Workflow to tool Usage

Hi,

I really appreciate the ability to integrate tools into agents via workflows—but I’m struggling to understand how to create tools directly in KNIME. Most examples show how to load a workflow, then convert it into a tool, but they don’t explain how to build the tool from scratch within the workflow itself. The issue is that these examples often rely on workflows stored in private folders, making it unclear what type of information should be delivered by the workflow to be able to be used as a tool.

Someone knows or can share a simple, step-by-step example of a KNIME workflow that’s designed from the ground up to function as a tool?.

Thanks!

2 Likes

Hey there,

I did a podcast episode / tutorial with Rosaria on this - she published it on her substack mydataguest:

I also published two beginner articles on medium:

https://medium.com/low-code-for-advanced-data-science/ai-agents-in-knime-5-5-933ac54dca84

https://medium.com/low-code-for-advanced-data-science/ai-agents-in-knime-5-5-part-2-eded98a9f57b

Maybe these resources can help get you started :slight_smile:

3 Likes

Hey Martin,

thank you very much. I managed to run a tool through the workflow, however, I wonder whether it is possible to run tools that contain Python scripts. Do you know if you have to load the Python environment somewhere?

Regards,

AG.

In general you can build whatever logic you need - config nows / workflow service input are the ways to pass data into your tool, tool message output and workflow service output are you ways to pass data back to the agent / to other tools.

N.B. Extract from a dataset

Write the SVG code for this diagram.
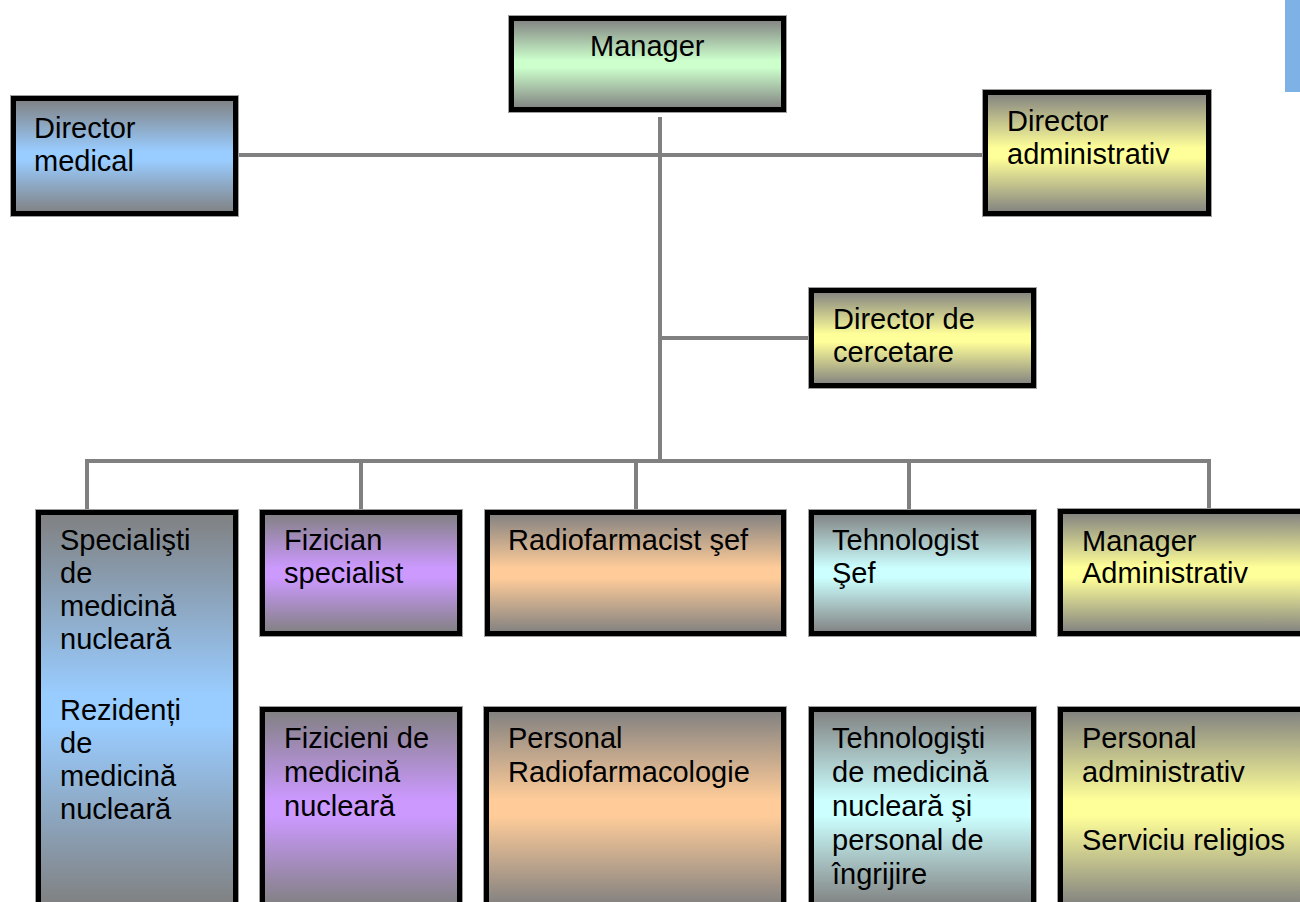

Inbetween you can use whatever nodes you knime has at its disposal.

With regards to Python - there is obviously the bundled env which has the basis covered:

If you need additional python packages then you’d need to set up your own environment and either make it default for your KAP (if you are only using the agent in KAP):

or if you are using hub then you’d need to propagate the env using conda environment propagation. Downside is that this environment will be set up at run time every time so will add some latency…:

2 Likes

Thanks Martin. Yes, idea is to deploy the agent on the hub server and allow the agent to call the tools which means that the tools workflow needs to be also on the server and the python env elsewhere available also in the server if python scripts are included within the tools workflow.

I guess, the real question is, can one deploy Python scripts with dedicated Python environments in the hub server?

Cheers,

AG

Yes that is definitely possible using the conda environment progpagation method.

Follow the two steps in my last post (setting up a custom env, then using conda env propagation node to select that env and pass it to the python script node)

It is quite well described in the docs, but I also have an older tutorial on Medium:

https://medium.com/low-code-for-advanced-data-science/how-to-create-your-own-python-environment-with-knime-a-step-by-step-guide-f91ccb9c23f1

As I said the downside to using it on hub is that each time the workflow (or in your case the tool) exectues, the env will be set up from scratch (i.e. the hub does not “cache” your env, but forgets it after every run).

There should be also some examples on how to use the conda env propagation node in the workflow section on the hub:

1 Like

Man you are fast hehehe Thanks again :grin:

2 Likes

If you have the Python environment stored in a central place where all users of the hub have access to, you may also

  • set the flow variable “python3_command” of the Python script node to point to the Python executable of the Venv, f.i. “/path/to/my/venv/bin/python” and combine the string config. and Python script node to a component and share this on the Hub. In this case everyone may use the Python script node with the defined Venv without having to build it.
  • use the new Python Extension development API to develop a Python Extension and bundle it with the Venv.
1 Like

Can you actually upload a standalone venv to the hub and reference it to avoid having to build it? If so sounds like a potential neat workaround. In the context of tools there may be an additional challenge though given that there are restrictions as to how paths resolve…

1 Like

I don’t know if you can upload a venv to the hub. This’d be a very nice feature, but I doubt that you can do this.

But what I meant with “central place where all users of the hub have access to”: A central drive which may be mounted by everyone having access to the hub. F.i. if you’re using the hub for your company and you have a company-wide intranet, then each employee might have access to this central drive. In this case, deploying your Venv on this central drive will enable everyone to use this Venv.

Looking at it from a maintenance and single-source-of-truth perspective, this’d be the preferred way of sharing Python script nodes with others when you don’t want to develop a Python-based extension.

1 Like

I think conda env propagation is the cleaner solution as this does not depend on anyone having access to a specific folder - it pretty much “remembers” the requirements.txt (so to speak) and ensures that the env gets set up correctly at run time…

In my opinion, having to set up the Venv at run time is not only costly, but also risky when it comes to repeatability of the same script across multiple users, especially if the dependencies are not defined very strictly. F.i. think of the recent numpy/pandas releases >v2, where any dependency defined as something like “numpy > 1.2.78” resulted in problems when setting up a new Venv.

Thus I’d always go for a central single-source-of-truth venv wherever possible to reduce ambiguities and increase the long-term-stability of scripts/processes.